→ **What is asked**:
Skip any picture you find and retype all the remaining lines exactly.

→ **Recorded information**:

"""

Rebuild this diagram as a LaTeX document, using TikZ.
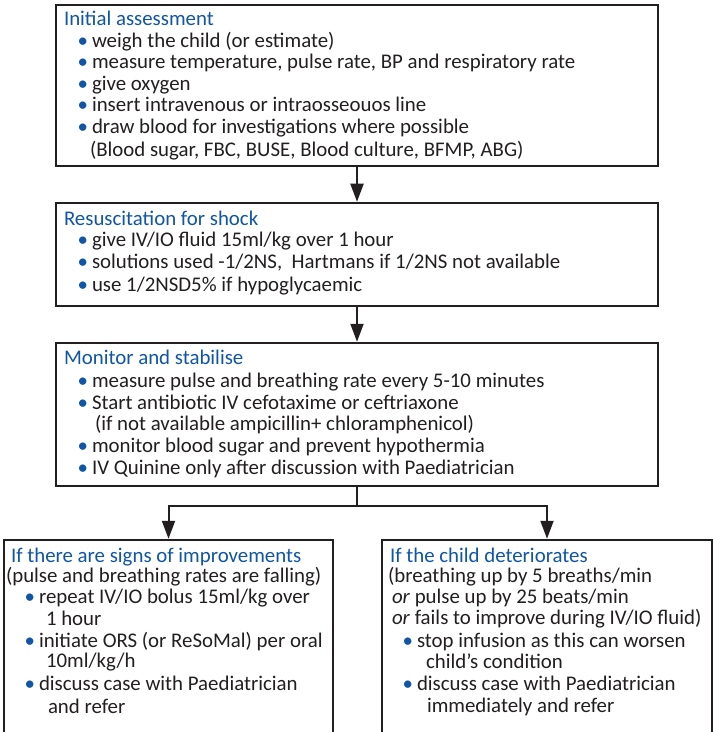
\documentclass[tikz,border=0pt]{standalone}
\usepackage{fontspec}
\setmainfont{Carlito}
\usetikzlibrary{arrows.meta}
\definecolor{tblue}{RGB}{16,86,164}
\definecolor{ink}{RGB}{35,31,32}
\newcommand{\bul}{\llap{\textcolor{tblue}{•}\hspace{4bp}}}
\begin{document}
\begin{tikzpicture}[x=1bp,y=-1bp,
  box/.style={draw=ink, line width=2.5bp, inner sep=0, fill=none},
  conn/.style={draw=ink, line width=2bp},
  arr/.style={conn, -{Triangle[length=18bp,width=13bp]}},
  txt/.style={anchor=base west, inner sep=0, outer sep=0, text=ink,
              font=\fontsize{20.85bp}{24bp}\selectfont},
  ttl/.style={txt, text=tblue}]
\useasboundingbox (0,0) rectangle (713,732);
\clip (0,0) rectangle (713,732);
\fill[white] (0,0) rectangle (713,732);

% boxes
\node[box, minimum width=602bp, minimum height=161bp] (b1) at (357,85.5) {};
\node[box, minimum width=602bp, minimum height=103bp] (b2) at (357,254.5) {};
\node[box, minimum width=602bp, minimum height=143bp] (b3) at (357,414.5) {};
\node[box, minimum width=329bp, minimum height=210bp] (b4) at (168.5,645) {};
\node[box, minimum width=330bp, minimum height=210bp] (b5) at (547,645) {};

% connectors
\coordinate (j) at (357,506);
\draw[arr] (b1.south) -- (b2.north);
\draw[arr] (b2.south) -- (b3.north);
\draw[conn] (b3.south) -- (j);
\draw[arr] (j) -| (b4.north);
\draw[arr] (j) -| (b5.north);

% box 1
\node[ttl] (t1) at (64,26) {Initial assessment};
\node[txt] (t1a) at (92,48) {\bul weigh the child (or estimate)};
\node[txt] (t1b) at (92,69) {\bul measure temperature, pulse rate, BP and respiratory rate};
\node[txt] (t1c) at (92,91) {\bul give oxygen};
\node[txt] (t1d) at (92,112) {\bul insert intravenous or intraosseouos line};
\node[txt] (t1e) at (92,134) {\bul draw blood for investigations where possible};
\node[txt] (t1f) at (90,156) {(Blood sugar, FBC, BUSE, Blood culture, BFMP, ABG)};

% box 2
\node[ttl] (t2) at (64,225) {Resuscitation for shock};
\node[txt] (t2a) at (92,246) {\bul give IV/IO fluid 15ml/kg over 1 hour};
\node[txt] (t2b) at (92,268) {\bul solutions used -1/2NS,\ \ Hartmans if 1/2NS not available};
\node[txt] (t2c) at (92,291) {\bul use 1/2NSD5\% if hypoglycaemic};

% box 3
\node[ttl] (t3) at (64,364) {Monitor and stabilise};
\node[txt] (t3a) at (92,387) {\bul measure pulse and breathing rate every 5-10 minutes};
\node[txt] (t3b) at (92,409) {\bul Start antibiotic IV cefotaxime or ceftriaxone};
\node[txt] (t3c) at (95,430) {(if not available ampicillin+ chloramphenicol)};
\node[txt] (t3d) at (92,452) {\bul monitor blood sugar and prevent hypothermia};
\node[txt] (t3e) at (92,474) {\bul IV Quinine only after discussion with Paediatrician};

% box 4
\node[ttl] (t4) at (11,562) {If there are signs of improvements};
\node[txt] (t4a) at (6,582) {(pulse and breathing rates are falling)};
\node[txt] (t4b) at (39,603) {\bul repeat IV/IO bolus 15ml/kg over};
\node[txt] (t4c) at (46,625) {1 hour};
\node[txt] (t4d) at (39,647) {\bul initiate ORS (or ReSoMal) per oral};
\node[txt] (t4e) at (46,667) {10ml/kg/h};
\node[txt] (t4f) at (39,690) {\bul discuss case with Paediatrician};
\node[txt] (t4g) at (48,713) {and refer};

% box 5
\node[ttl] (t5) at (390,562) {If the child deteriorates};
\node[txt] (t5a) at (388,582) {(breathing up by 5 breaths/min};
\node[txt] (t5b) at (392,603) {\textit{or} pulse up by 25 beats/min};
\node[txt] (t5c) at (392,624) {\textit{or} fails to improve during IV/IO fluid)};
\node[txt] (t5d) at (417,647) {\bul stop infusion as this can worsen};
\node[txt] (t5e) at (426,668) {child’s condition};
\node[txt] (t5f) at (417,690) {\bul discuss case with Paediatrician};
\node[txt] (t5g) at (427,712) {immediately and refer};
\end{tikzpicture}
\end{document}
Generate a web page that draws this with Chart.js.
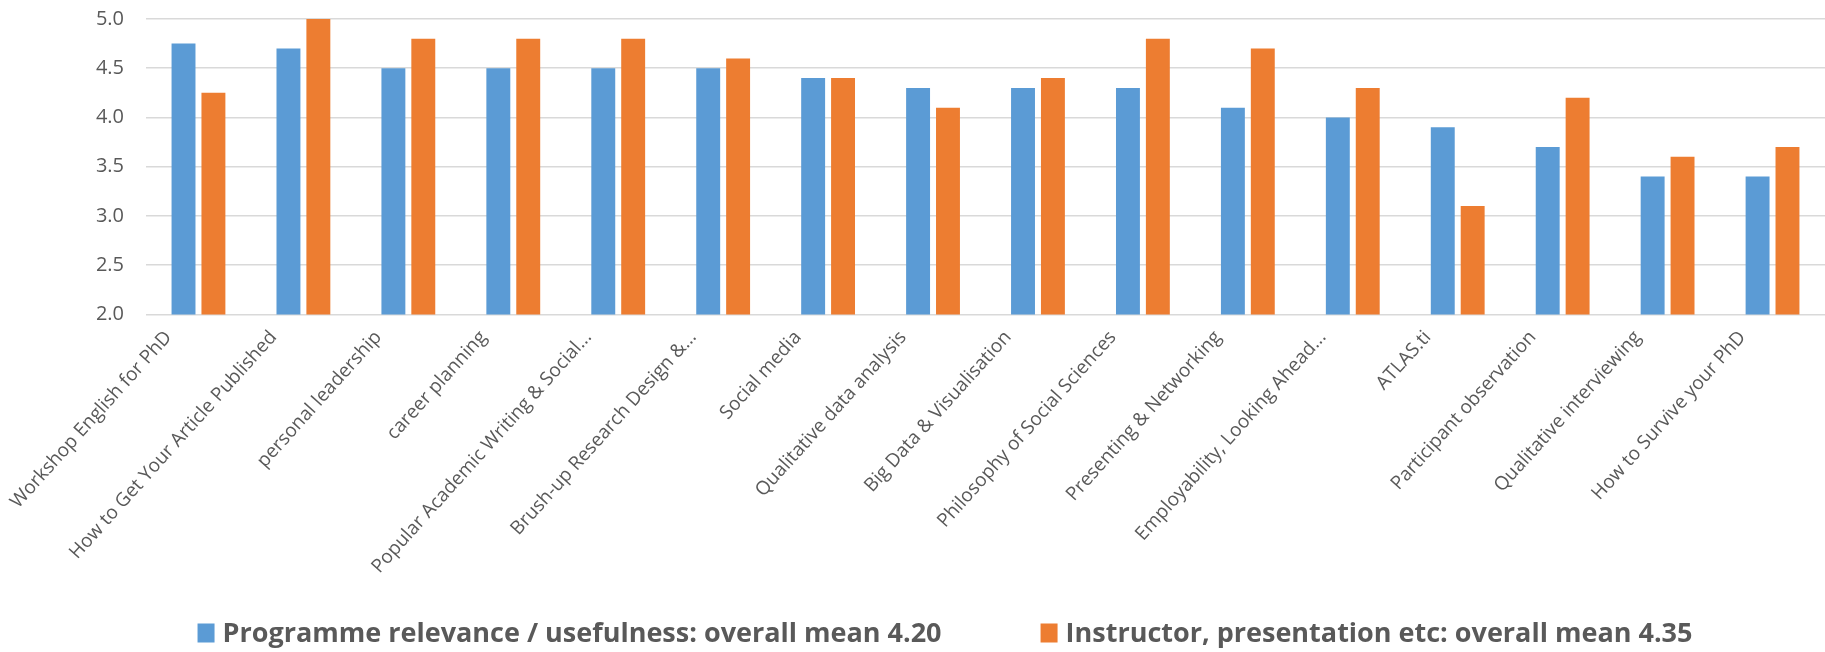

"""

→ **Right answer**:
Rebuild this diagram as a LaTeX document, using TikZ.
\documentclass[tikz,border=0pt]{standalone}
\usepackage{fontspec}
\setmainfont{Carlito}
\usetikzlibrary{arrows.meta}
\definecolor{tblue}{RGB}{16,86,164}
\definecolor{ink}{RGB}{35,31,32}
\newcommand{\bul}{\llap{\textcolor{tblue}{•}\hspace{4bp}}}
\begin{document}
\begin{tikzpicture}[x=1bp,y=-1bp,
  box/.style={draw=ink, line width=2.5bp, inner sep=0, fill=none},
  conn/.style={draw=ink, line width=2bp},
  arr/.style={conn, -{Triangle[length=18bp,width=13bp]}},
  txt/.style={anchor=base west, inner sep=0, outer sep=0, text=ink,
              font=\fontsize{20.85bp}{24bp}\selectfont},
  ttl/.style={txt, text=tblue}]
\useasboundingbox (0,0) rectangle (713,732);
\clip (0,0) rectangle (713,732);
\fill[white] (0,0) rectangle (713,732);

% boxes
\node[box, minimum width=602bp, minimum height=161bp] (b1) at (357,85.5) {};
\node[box, minimum width=602bp, minimum height=103bp] (b2) at (357,254.5) {};
\node[box, minimum width=602bp, minimum height=143bp] (b3) at (357,414.5) {};
\node[box, minimum width=329bp, minimum height=210bp] (b4) at (168.5,645) {};
\node[box, minimum width=330bp, minimum height=210bp] (b5) at (547,645) {};

% connectors
\coordinate (j) at (357,506);
\draw[arr] (b1.south) -- (b2.north);
\draw[arr] (b2.south) -- (b3.north);
\draw[conn] (b3.south) -- (j);
\draw[arr] (j) -| (b4.north);
\draw[arr] (j) -| (b5.north);

% box 1
\node[ttl] (t1) at (64,26) {Initial assessment};
\node[txt] (t1a) at (92,48) {\bul weigh the child (or estimate)};
\node[txt] (t1b) at (92,69) {\bul measure temperature, pulse rate, BP and respiratory rate};
\node[txt] (t1c) at (92,91) {\bul give oxygen};
\node[txt] (t1d) at (92,112) {\bul insert intravenous or intraosseouos line};
\node[txt] (t1e) at (92,134) {\bul draw blood for investigations where possible};
\node[txt] (t1f) at (90,156) {(Blood sugar, FBC, BUSE, Blood culture, BFMP, ABG)};

% box 2
\node[ttl] (t2) at (64,225) {Resuscitation for shock};
\node[txt] (t2a) at (92,246) {\bul give IV/IO fluid 15ml/kg over 1 hour};
\node[txt] (t2b) at (92,268) {\bul solutions used -1/2NS,\ \ Hartmans if 1/2NS not available};
\node[txt] (t2c) at (92,291) {\bul use 1/2NSD5\% if hypoglycaemic};

% box 3
\node[ttl] (t3) at (64,364) {Monitor and stabilise};
\node[txt] (t3a) at (92,387) {\bul measure pulse and breathing rate every 5-10 minutes};
\node[txt] (t3b) at (92,409) {\bul Start antibiotic IV cefotaxime or ceftriaxone};
\node[txt] (t3c) at (95,430) {(if not available ampicillin+ chloramphenicol)};
\node[txt] (t3d) at (92,452) {\bul monitor blood sugar and prevent hypothermia};
\node[txt] (t3e) at (92,474) {\bul IV Quinine only after discussion with Paediatrician};

% box 4
\node[ttl] (t4) at (11,562) {If there are signs of improvements};
\node[txt] (t4a) at (6,582) {(pulse and breathing rates are falling)};
\node[txt] (t4b) at (39,603) {\bul repeat IV/IO bolus 15ml/kg over};
\node[txt] (t4c) at (46,625) {1 hour};
\node[txt] (t4d) at (39,647) {\bul initiate ORS (or ReSoMal) per oral};
\node[txt] (t4e) at (46,667) {10ml/kg/h};
\node[txt] (t4f) at (39,690) {\bul discuss case with Paediatrician};
\node[txt] (t4g) at (48,713) {and refer};

% box 5
\node[ttl] (t5) at (390,562) {If the child deteriorates};
\node[txt] (t5a) at (388,582) {(breathing up by 5 breaths/min};
\node[txt] (t5b) at (392,603) {\textit{or} pulse up by 25 beats/min};
\node[txt] (t5c) at (392,624) {\textit{or} fails to improve during IV/IO fluid)};
\node[txt] (t5d) at (417,647) {\bul stop infusion as this can worsen};
\node[txt] (t5e) at (426,668) {child’s condition};
\node[txt] (t5f) at (417,690) {\bul discuss case with Paediatrician};
\node[txt] (t5g) at (427,712) {immediately and refer};
\end{tikzpicture}
\end{document}
Generate a web page that draws this with Chart.js.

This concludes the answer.